Our analysis shows consistent results between distance and unit price-each kilometer away from the highway corresponds with a decrease in gas prices.

Adding a control variable that attempts to capture competition (number of gas stations within 5 km) does not explain variation in unit prices.

Assumptions and Limitations

Assumptions:

  • We assume that a gas station will locate along the new highway access road (once it is built) near the highway to attract traffic flow from Highway 101.

  • We assume that gas stations compete uniformly along prices of their grades of gasoline.

Limitations:

  • We use distance “as the crow flies” versus travel distance along the road.

  • We do not account for other confounding factors that could influence gas prices, such as the traffic flow on Highway 101 nearest to the town and distance to the nearest major metropolitan area.

Discussion

The pattern we observe (inverse relationship between distance and price) suggests that stations closer to the highway charge a premium for the convenience of being located near the highway.

For those commuting to work places outside of town, this might mean higher travel expenses.

Conclusion

Our analysis confirms that distance from the highway is a key factor affecting gas prices in our community.

However, the considering the current travel cost to the highway without the access road, offsets the modest expected increase in gas prices.

Possible solutions:

  • Organize carpooling options

  • Support local gas stations with loyalty programs

Course Review

What was this course about?

Topics and themes

  • Effective and appropriate data visualizations

  • Data storytelling

  • Scripted data management and analysis (in R)

Organization

  • Time series

  • Cross sectional and spatial data

  • Regression analysis

What methods did we cover in these areas?

What is the purpose of decomposing a time series into its components?

A. To remove any anomalies or outliers from the data.

B. To prepare the data for regression analysis.

C. To determine the forecast accuracy of the time series.

D. To identify the underlying patterns and relationships within the data.

When is clustering analysis an appropriate technique for data analysis?

A. When the data is unlabeled or unstructured.

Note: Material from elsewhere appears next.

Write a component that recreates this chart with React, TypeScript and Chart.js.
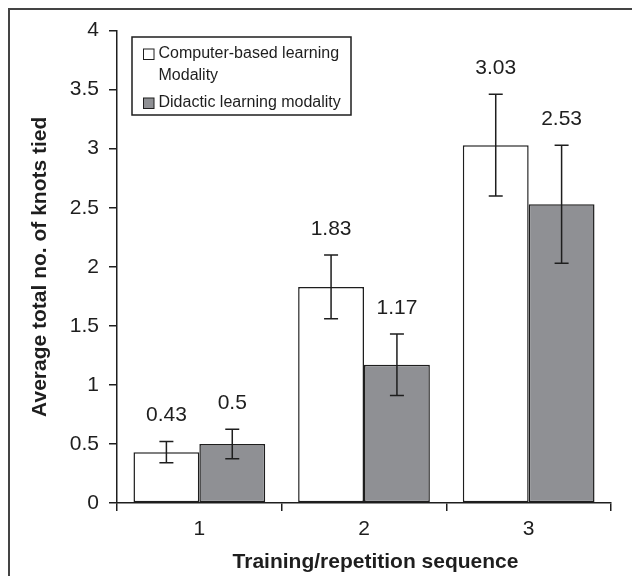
import React, { useEffect, useRef } from "react";
import { Chart, registerables } from "chart.js";

Chart.register(...registerables);

const categories = ["1", "2", "3"];
const computerLabel = "Computer-based learning Modality";
const didacticLabel = "Didactic learning modality";
const computerValues = [0.43, 1.83, 3.03];
const computerErrors = [0.09, 0.27, 0.43];
const didacticValues = [0.5, 1.17, 2.53];
const didacticErrors = [0.125, 0.26, 0.5];
const legendLines = [["Computer-based learning", "Modality"], ["Didactic learning modality"]];
const xTitle = "Training/repetition sequence";
const yTitle = "Average total no. of knots tied";
const yMin = 0;
const yMax = 4;
const yStep = 0.5;

const FONT = "'Liberation Sans', Arial, Helvetica, sans-serif";
const INK = "#1e1e1e";
const WHITE_FILL = "#ffffff";
const GRAY_FILL = "#8f9094";

const errors = [computerErrors, didacticErrors];

const framePlugin = {
  id: "frame",
  beforeDraw(chart: any) {
    const { ctx, width, height } = chart;
    ctx.save();
    ctx.fillStyle = "#ffffff";
    ctx.fillRect(0, 0, width, height);
    ctx.fillStyle = "#444444";
    ctx.fillRect(0, 0, width, 2);
    ctx.fillRect(0, 0, 2, height);
    ctx.restore();
  },
};

const errorPlugin = {
  id: "errorBars",
  afterDatasetsDraw(chart: any) {
    const { ctx } = chart;
    const yScale = chart.scales.y;
    ctx.save();
    chart.data.datasets.forEach((ds: any, i: number) => {
      const meta = chart.getDatasetMeta(i);
      meta.data.forEach((bar: any, j: number) => {
        const v = ds.data[j];
        const e = errors[i][j];
        const x = bar.x;
        const yTop = yScale.getPixelForValue(v + e);
        const yBot = yScale.getPixelForValue(v - e);
        ctx.strokeStyle = INK;
        ctx.lineWidth = 1.5;
        ctx.beginPath();
        ctx.moveTo(x, yTop);
        ctx.lineTo(x, yBot);
        ctx.moveTo(x - 7, yTop);
        ctx.lineTo(x + 7, yTop);
        ctx.moveTo(x - 7, yBot);
        ctx.lineTo(x + 7, yBot);
        ctx.stroke();
        ctx.fillStyle = INK;
        ctx.font = `21px ${FONT}`;
        ctx.textAlign = "center";
        ctx.textBaseline = "middle";
        ctx.fillText(String(v), x, yTop - 26);
      });
    });
    ctx.restore();
  },
};

const legendPlugin = {
  id: "boxLegend",
  afterDraw(chart: any) {
    const { ctx } = chart;
    ctx.save();
    ctx.strokeStyle = INK;
    ctx.lineWidth = 1.5;
    ctx.strokeRect(124, 29, 219, 78);
    ctx.font = `16px ${FONT}`;
    ctx.textAlign = "left";
    ctx.textBaseline = "middle";
    ctx.fillStyle = INK;
    const fills = [WHITE_FILL, GRAY_FILL];
    const starts = [46, 95];
    legendLines.forEach((lines, i) => {
      const cy = starts[i];
      ctx.fillStyle = fills[i];
      ctx.fillRect(135.5, cy - 5, 10.5, 10.5);
      ctx.lineWidth = 1;
      ctx.strokeStyle = INK;
      ctx.strokeRect(135.5, cy - 5, 10.5, 10.5);
      ctx.fillStyle = INK;
      lines.forEach((t, k) => {
        ctx.fillText(t, 150.5, cy + k * 21.5);
      });
    });
    ctx.font = `bold 21px ${FONT}`;
    ctx.textAlign = "center";
    ctx.textBaseline = "middle";
    ctx.fillText(xTitle, 367.5, 554);
    ctx.restore();
  },
};

export default function App() {
  const ref = useRef<HTMLCanvasElement | null>(null);
  useEffect(() => {
    if (!ref.current) return;
    const chart = new Chart(ref.current, {
      type: "bar",
      data: {
        labels: categories,
        datasets: [
          {
            label: computerLabel,
            data: computerValues,
            backgroundColor: WHITE_FILL,
            borderColor: INK,
            borderWidth: 1.5,
            borderSkipped: false,
            categoryPercentage: 0.8,
            barPercentage: 1.0,
          },
          {
            label: didacticLabel,
            data: didacticValues,
            backgroundColor: GRAY_FILL,
            borderColor: INK,
            borderWidth: 1.5,
            borderSkipped: false,
            categoryPercentage: 0.8,
            barPercentage: 1.0,
          },
        ],
      },
      options: {
        responsive: false,
        animation: false,
        layout: { padding: { top: 17, right: 29, left: 0, bottom: 0 } },
        plugins: {
          legend: { display: false },
          tooltip: { enabled: false },
          title: { display: false },
        },
        scales: {
          x: {
            offset: true,
            grid: {
              offset: true,
              drawOnChartArea: false,
              drawTicks: true,
              tickLength: 8,
              color: INK,
              lineWidth: 1.5,
            },
            border: { display: true, color: INK, width: 1.5 },
            ticks: {
              color: INK,
              font: { family: FONT, size: 21 },
              padding: 6,
              maxRotation: 0,
            },
            afterFit: (s: any) => {
              s.height = 73;
            },
          },
          y: {
            min: yMin,
            max: yMax,
            grid: {
              drawOnChartArea: false,
              drawTicks: true,
              tickLength: 8,
              color: INK,
              lineWidth: 1.5,
            },
            border: { display: true, color: INK, width: 1.5 },
            ticks: {
              stepSize: yStep,
              color: INK,
              font: { family: FONT, size: 21 },
              padding: 10,
              callback: (v: any) => String(v),
            },
            title: {
              display: true,
              text: yTitle,
              color: INK,
              font: { family: FONT, size: 21, weight: "bold" },
              padding: { top: 19.4, bottom: 0 },
            },
            afterFit: (s: any) => {
              s.width = 109;
            },
          },
        },
      },
      plugins: [framePlugin, errorPlugin, legendPlugin],
    } as any);
    return () => chart.destroy();
  }, []);
  return <canvas ref={ref} width={632} height={568} style={{ display: "block" }} />;
}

B. When the data has a clear target variable or outcome.

C. When the data has a linear relationship between variables.

D. When the data is in a time series format.

Which of the following analysis techniques is regression not suitable for?

A. Time series analysis

B. Unsupervised learning

C. Supervised learning

D. Difference in differences

How can color be used effectively in a data visualization?

A. To highlight important data points or trends.

B. To make the visualization more visually appealing.

C. To confuse the viewer with too many colors.

D. To distract from the key message of the visualization.

Our key takeaways from this course

  • Let the business or research question guide your analysis

  • Once you have something to say, develop a compelling story

  • Support your story with effective and appropriate visualizations

What are your takeaways from the course?